それは、夏のはじめのある日の事。

公園のトイレの屋根から落ちたぼくは、右足の骨を折り、近くの総合病院に入院した。

巣から落ちたツバメのヒナを助けようとして、足を滑らせたのだ。

『総合病院』と言っても、院長を兼ねたじいさんが小児科を、その長男が外科を、次男が内科を、長女が産婦人科を担当している、親族経営の小さな病院だ。

ちなみに、ぼくは、そこの院長の長男の息子だったりする。

自宅が通りをはさんで反対側にあるのだから、入院する必要なんか全くない。

なのに、ぼくは強引に入院させられた。

その時同室になったのが、明生だ。

明生は、ぼくより2つ年上だが、腕の太さはぼくの半分しかない。

体が弱くて、赤ん坊の頃からずっと、病院で暮らしているんだという。

都心の大きな病院から、何年か前にうちの病院に移ってきた。

自宅の近くの方が面会に来やすいから、と、家の人が希望したらしい。

でも、ぼくが入院している間、家の人が訪れたのはほんの数えるほどで、『面会に来やすいから』ここに来たとは、到底思えなかった。

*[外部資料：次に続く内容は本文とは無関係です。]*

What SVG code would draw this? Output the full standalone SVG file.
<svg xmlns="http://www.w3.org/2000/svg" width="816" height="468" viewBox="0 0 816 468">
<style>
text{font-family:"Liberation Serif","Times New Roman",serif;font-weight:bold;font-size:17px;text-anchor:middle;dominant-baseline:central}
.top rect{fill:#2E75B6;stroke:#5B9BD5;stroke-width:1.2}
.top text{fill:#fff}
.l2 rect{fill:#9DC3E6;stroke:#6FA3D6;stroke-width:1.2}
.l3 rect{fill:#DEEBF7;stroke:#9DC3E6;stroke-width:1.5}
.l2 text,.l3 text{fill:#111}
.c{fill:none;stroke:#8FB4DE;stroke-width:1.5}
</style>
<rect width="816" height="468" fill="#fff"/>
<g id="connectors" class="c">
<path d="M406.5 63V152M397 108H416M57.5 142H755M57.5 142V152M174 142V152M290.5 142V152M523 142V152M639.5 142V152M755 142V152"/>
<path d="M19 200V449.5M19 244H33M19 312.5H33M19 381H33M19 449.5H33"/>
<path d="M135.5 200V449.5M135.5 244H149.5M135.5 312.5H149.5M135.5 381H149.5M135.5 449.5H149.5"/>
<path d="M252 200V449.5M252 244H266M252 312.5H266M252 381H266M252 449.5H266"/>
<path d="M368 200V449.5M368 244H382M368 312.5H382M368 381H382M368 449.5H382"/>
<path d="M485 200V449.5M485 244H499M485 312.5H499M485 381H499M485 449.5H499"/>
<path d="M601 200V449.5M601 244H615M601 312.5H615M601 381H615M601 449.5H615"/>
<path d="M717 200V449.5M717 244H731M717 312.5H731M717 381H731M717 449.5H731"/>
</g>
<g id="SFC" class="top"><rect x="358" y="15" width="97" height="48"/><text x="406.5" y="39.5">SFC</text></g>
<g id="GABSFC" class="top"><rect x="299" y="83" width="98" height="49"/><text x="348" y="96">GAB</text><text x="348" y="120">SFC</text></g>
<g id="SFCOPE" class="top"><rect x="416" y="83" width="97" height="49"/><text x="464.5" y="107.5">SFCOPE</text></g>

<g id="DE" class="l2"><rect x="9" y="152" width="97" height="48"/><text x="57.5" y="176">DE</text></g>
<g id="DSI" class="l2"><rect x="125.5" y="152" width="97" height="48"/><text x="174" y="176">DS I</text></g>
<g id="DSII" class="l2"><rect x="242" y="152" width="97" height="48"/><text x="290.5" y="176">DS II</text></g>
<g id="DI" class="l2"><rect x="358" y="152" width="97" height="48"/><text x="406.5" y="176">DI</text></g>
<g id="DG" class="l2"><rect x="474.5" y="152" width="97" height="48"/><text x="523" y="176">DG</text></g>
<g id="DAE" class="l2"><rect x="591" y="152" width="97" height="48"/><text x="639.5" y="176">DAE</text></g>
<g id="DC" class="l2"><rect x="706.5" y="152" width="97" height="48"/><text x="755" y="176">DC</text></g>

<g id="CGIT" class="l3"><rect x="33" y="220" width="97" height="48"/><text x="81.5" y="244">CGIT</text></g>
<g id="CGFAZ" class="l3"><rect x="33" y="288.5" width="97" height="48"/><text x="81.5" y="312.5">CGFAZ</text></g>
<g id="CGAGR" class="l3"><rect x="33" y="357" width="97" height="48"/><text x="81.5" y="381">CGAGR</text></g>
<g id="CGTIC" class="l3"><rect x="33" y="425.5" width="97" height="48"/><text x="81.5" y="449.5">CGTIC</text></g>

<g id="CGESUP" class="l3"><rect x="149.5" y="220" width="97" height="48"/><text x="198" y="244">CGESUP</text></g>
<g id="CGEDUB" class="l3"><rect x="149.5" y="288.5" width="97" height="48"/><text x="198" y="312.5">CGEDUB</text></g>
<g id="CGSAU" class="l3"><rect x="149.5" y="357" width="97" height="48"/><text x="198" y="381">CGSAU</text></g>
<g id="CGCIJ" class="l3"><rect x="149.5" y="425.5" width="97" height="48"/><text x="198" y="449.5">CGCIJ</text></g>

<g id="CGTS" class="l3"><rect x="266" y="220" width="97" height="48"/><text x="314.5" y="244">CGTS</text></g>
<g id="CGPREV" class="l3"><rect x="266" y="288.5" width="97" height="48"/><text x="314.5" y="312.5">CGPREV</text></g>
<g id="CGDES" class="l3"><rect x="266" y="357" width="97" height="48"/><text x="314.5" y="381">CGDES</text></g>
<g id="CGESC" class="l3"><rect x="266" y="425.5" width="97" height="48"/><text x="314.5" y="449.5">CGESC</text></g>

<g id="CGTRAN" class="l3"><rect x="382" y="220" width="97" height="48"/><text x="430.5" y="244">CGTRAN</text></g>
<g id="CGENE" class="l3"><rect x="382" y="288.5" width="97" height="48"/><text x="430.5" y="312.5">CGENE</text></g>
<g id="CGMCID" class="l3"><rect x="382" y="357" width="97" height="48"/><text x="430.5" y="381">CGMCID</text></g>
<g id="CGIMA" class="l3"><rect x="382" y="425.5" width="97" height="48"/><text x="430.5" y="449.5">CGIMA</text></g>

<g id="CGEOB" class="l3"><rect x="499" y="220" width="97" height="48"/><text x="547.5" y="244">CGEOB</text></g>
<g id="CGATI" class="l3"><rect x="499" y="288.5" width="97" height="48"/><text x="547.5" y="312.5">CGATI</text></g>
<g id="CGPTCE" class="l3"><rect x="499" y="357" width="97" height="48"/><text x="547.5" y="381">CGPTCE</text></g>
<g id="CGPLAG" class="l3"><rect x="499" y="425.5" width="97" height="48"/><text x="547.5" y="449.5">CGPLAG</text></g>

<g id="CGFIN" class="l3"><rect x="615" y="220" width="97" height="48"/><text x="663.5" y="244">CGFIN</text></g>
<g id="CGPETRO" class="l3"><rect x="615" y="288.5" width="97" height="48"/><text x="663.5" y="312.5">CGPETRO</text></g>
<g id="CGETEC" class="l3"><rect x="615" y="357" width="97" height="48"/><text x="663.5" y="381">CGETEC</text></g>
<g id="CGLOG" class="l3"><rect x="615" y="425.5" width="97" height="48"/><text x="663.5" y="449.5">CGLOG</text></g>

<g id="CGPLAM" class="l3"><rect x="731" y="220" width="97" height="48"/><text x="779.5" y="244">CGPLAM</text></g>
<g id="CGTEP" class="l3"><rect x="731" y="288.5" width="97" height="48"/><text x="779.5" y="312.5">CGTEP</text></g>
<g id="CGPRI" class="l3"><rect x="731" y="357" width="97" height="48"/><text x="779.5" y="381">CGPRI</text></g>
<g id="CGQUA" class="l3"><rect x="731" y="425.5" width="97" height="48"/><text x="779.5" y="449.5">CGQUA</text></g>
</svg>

1、2度見かけた明生のお母さんは、きれいだけれど、とても疲れているように見えた。

明生はいつも底抜けに明るくて、冗談ばかり言って周りを笑わせている。

家の人たちの前でもそれは変わらず、心配顔で来た人も、明生の元気をもらって明るい顔になって帰っていく。

でも、見舞いの人に元気をあげてしまった明生は、しばらくの間、笑顔が泣き顔みたいになってしまうんだ。